Il y a de fortes chances, convient-il, qu'une personne totalement enfermée dans ses préjugés refuse d'approcher un «livre» qui la choque.

Khadije Nasser relate le comportement d'une femme irritée par son foulard qui refusait de s'adresser directement à elle, préférant passer par un des organisateurs qui répétait les paroles de l'une à l'autre même si elles s'exprimaient toutes les deux en danois.

D'une manière ou d'une autre, l'étudiante se dit convaincue que tout le monde tire quelque chose de l'expérience, incluant les «livres». «Le fait de répondre à toutes ces questions m'a permis d'en apprendre un peu plus sur moi-même», dit-elle.

La jeune femme, qui rêve de devenir journaliste, aimerait bien travailler un jour à la télévision. Une ambition difficile à réaliser dans la mesure où elle sait très bien que son apparence ne colle pas vraiment avec «l'image stéréotypée» à laquelle s'attend le public danois pour ce type de poste.

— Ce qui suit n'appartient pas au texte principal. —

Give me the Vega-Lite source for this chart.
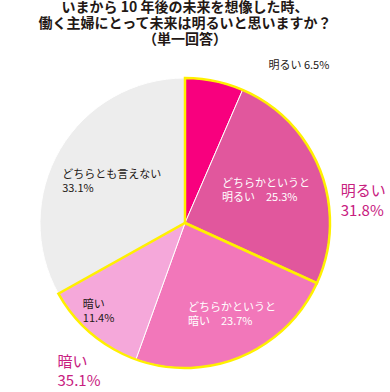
{
  "$schema": "https://vega.github.io/schema/vega-lite/v6.json",
  "autosize": {"type": "none"},
  "width": 290,
  "height": 290,
  "padding": {"left": 40, "top": 78, "right": 60, "bottom": 24},
  "background": "#ffffff",
  "config": {"view": {"stroke": null}, "font": "Noto Sans CJK JP"},
  "title": {
    "text": ["いまから 10 年後の未来を想像した時、", "働く主婦にとって未来は明るいと思いますか？", "（単一回答）"],
    "fontSize": 14,
    "fontWeight": "bold",
    "lineHeight": 16,
    "color": "#231815",
    "anchor": "middle",
    "frame": "group",
    "offset": 13,
    "font": "Noto Sans CJK JP"
  },
  "datasets": {
    "slices": [
      {"cat": "明るい", "value": 6.5, "ord": 1, "label": "明るい 6.5%"},
      {"cat": "どちらかというと明るい", "value": 25.3, "ord": 2, "label": "どちらかというと\n明るい　25.3%"},
      {"cat": "どちらかというと暗い", "value": 23.7, "ord": 3, "label": "どちらかというと\n暗い　23.7%"},
      {"cat": "暗い", "value": 11.4, "ord": 4, "label": "暗い\n11.4%"},
      {"cat": "どちらとも言えない", "value": 33.1, "ord": 5, "label": "どちらとも言えない\n33.1%"}
    ],
    "groups": [
      {"group": "明るい", "value": 31.8, "ord": 1, "label": "明るい\n31.8%"},
      {"group": "暗い", "value": 35.1, "ord": 2, "label": "暗い\n35.1%"},
      {"group": "どちらとも言えない", "value": 33.1, "ord": 3, "label": ""}
    ]
  },
  "layer": [
    {
      "data": {"name": "slices"},
      "mark": {"type": "arc", "stroke": "#ffffff", "strokeWidth": 1},
      "encoding": {
        "theta": {"field": "value", "type": "quantitative", "stack": true},
        "order": {"field": "ord", "type": "quantitative"},
        "color": {
          "field": "cat", "type": "nominal", "legend": null,
          "scale": {
            "domain": ["明るい", "どちらかというと明るい", "どちらかというと暗い", "暗い", "どちらとも言えない"],
            "range": ["#F8007E", "#E1579D", "#F277BA", "#F5A8DA", "#EDEDED"]
          }
        }
      }
    },
    {
      "data": {"name": "groups"},
      "mark": {"type": "arc", "fillOpacity": 0, "stroke": "#FFF000", "strokeWidth": 2.5},
      "encoding": {
        "theta": {"field": "value", "type": "quantitative", "stack": true},
        "order": {"field": "ord", "type": "quantitative"},
        "strokeOpacity": {"condition": {"test": "datum.group !== 'どちらとも言えない'", "value": 1}, "value": 0}
      }
    },
    {
      "data": {"name": "slices"},
      "mark": {"type": "text", "align": "left", "baseline": "middle", "fontSize": 11, "color": "#231815", "dx": 51, "dy": 0},
      "encoding": {
        "theta": {"field": "value", "type": "quantitative", "stack": true},
        "order": {"field": "ord", "type": "quantitative"},
        "radius": {"value": 160},
        "text": {"condition": {"test": "datum.ord === 1", "field": "label"}, "value": ""}
      }
    },
    {
      "data": {"name": "slices"},
      "mark": {"type": "text", "align": "left", "baseline": "middle", "fontSize": 11, "lineHeight": 13.5, "lineBreak": "\n", "color": "#ffffff", "dx": -19, "dy": -17},
      "encoding": {
        "theta": {"field": "value", "type": "quantitative", "stack": true},
        "order": {"field": "ord", "type": "quantitative"},
        "radius": {"value": 60},
        "text": {"condition": {"test": "datum.ord === 2", "field": "label"}, "value": ""}
      }
    },
    {
      "data": {"name": "slices"},
      "mark": {"type": "text", "align": "left", "baseline": "middle", "fontSize": 11, "lineHeight": 13.5, "lineBreak": "\n", "color": "#ffffff", "dx": -32, "dy": 2.5},
      "encoding": {
        "theta": {"field": "value", "type": "quantitative", "stack": true},
        "order": {"field": "ord", "type": "quantitative"},
        "radius": {"value": 90},
        "text": {"condition": {"test": "datum.ord === 3", "field": "label"}, "value": ""}
      }
    },
    {
      "data": {"name": "slices"},
      "mark": {"type": "text", "align": "left", "baseline": "middle", "fontSize": 11, "lineHeight": 13.5, "lineBreak": "\n", "color": "#231815", "dx": -31, "dy": -1.5},
      "encoding": {
        "theta": {"field": "value", "type": "quantitative", "stack": true},
        "order": {"field": "ord", "type": "quantitative"},
        "radius": {"value": 110},
        "text": {"condition": {"test": "datum.ord === 4", "field": "label"}, "value": ""}
      }
    },
    {
      "data": {"name": "slices"},
      "mark": {"type": "text", "align": "left", "baseline": "middle", "fontSize": 11, "lineHeight": 13.5, "lineBreak": "\n", "color": "#231815", "dx": -28, "dy": 8},
      "encoding": {
        "theta": {"field": "value", "type": "quantitative", "stack": true},
        "order": {"field": "ord", "type": "quantitative"},
        "radius": {"value": 110},
        "text": {"condition": {"test": "datum.ord === 5", "field": "label"}, "value": ""}
      }
    },
    {
      "data": {"name": "groups"},
      "mark": {"type": "text", "align": "left", "baseline": "middle", "fontSize": 15, "lineHeight": 20, "lineBreak": "\n", "color": "#C8207F", "dx": 17, "dy": 57},
      "encoding": {
        "theta": {"field": "value", "type": "quantitative", "stack": true},
        "order": {"field": "ord", "type": "quantitative"},
        "radius": {"value": 165},
        "text": {"condition": {"test": "datum.ord === 1", "field": "label"}, "value": ""}
      }
    },
    {
      "data": {"name": "groups"},
      "mark": {"type": "text", "align": "left", "baseline": "middle", "fontSize": 15, "lineHeight": 19, "lineBreak": "\n", "color": "#C8207F", "dx": -134, "dy": -21},
      "encoding": {
        "theta": {"field": "value", "type": "quantitative", "stack": true},
        "order": {"field": "ord", "type": "quantitative"},
        "radius": {"value": 160},
        "text": {"condition": {"test": "datum.ord === 2", "field": "label"}, "value": ""}
      }
    }
  ]
}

«Si les gens apprennent véritablement à me connaître, ils verront au-delà du foulard», déclare l'étudiante.

 

Les caricatures, encore et toujours

Bien que la polémique relative aux caricatures de Mahomet soit vieille de trois ans, elle demeure bien présente dans les esprits au Danemark et continue d'alimenter les tensions avec les musulmans, régulièrement apostrophés à ce sujet.

«Beaucoup ne comprennent toujours pas comment ces dessins ont pu susciter autant de colère», déplore un chauffeur de taxi d'origine pakistanaise vivant à Copenhague qui dit être interrogé à ce sujet par presque tous ses passagers.

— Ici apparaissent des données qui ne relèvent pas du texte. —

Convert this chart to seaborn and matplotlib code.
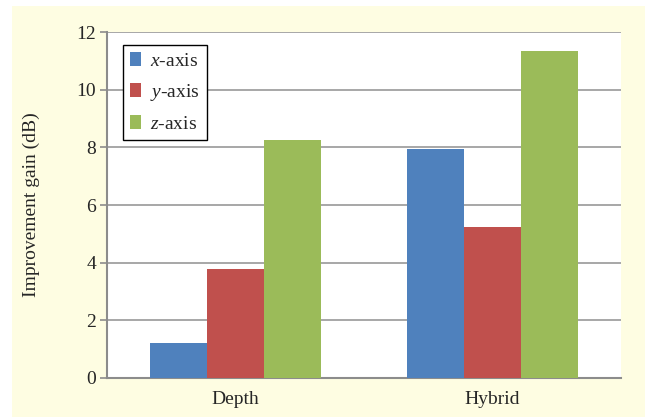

«Je veux que les gens sachent que je suis musulman dès qu'ils me voient. C'est par esprit de provocation», souligne le vieil homme, citoyen danois de longue date, en montrant son chapeau traditionnel.

Ronni Abergel, l'un des instigateurs du projet de bibliothèque humaine, estime que la polémique a surtout profité à l'extrême droite danoise. «Elle a mis en relief les choses qui nous séparent plutôt que celles qui nous unissent», déplore-t-il.